Из этого вытекает, что нравственная идея всегда заключает в себе преобладание критических стремлений над положительными указаниями. И действительно, самые возвышенные идеальные построения нередко бывали сильны своим критическим духом и слабы своими положительными предначертаниями. Но не следует умалять значения этих построений указанием на преобладание в них критического элемента. Напротив, было бы гораздо правильнее подчеркнуть созидательную силу этой критики – die schaffende Lust der Zerstörung{9}. Часто говорят, что критика неуместна, если она не сопровождается ясно поставленной практической целью и подробным планом будущего. Но можно ли ставить эти две задачи на одну линию? Практическое осуществление нравственных стремлений в общественной жизни есть задача величайшей сложности, выполнение которой находится в связи с коллективным процессом истории. Личность может заявить здесь свои нравственные требования, но она не может ни предначертать всех подробностей их выполнения, ни заменить своей индивидуальной мыслью совокупного действия масс. Нравственные требования, обращаемые к будущему, опираются на осуждение настоящего, уже обнаружившего свои недостатки, уже ясного в своих несовершенствах, но ожидаемое будущее никогда не может быть ясным в своих конкретных чертах. Однако неясность практических подробностей не ослабляет силы нравственных требований и критических стремлений. Там, где речь идет о долженствующем быть, проистекающие отсюда суждения высказываются с самозаконной независимостью, без отношения к условиям их осуществления.
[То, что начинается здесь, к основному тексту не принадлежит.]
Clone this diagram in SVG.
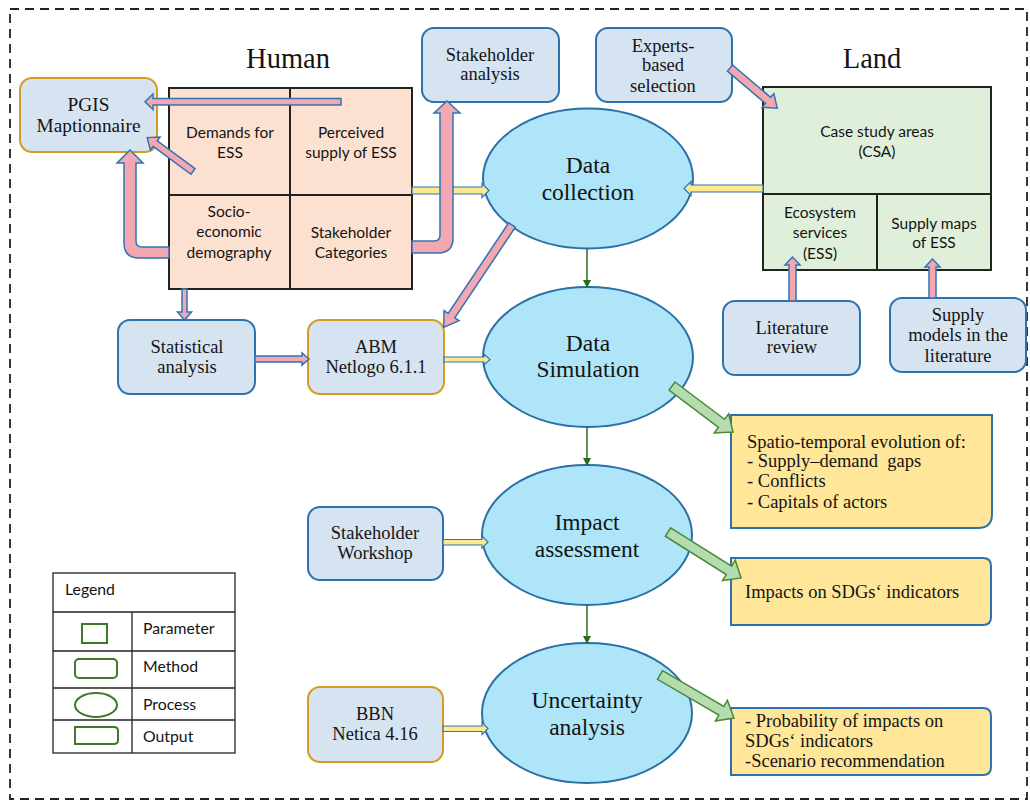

Мы указали выше на возможность сочетания формального нравственного принципа с конкретными целями и стремлениями. Но пока мы остаемся на почве безусловных моральных определений, мы лишены возможности остановиться на каких-либо конкретных целях. Это нисколько не говорит против важности отвлеченных определений. Мы, напротив, хотели бы подчеркнуть их огромное значение, столь часто ускользающее от внимания как практиков, так и теоретиков, занимающихся разработкой специальных областей общественной науки. Только отсюда специальная работа и практическая деятельность могут получить философски обоснованные принципиальные указания, только отсюда возможно почерпнуть представление о надлежащем понимании нравственной задачи. Отвлеченный анализ идеи должного, по справедливому замечанию Виндельбанда, не дает советов для решения вопросов дня, но зато он вознаграждает напоминанием о том, что будет иметь значение одинаково в конце дней, как и в их начале. Для тех, кто хотел бы убедиться, насколько плодотворным может быть подобный анализ, мы рекомендуем прочесть хотя бы ту статью Виндельбанда, из которой взяты приведенные слова, – «Vom Princip der Moral» (в сборнике «Präludien»), или же известную главу Штаммлера (в сочинении «Wirtschaft und Recht»): «Vom socialen Ideal».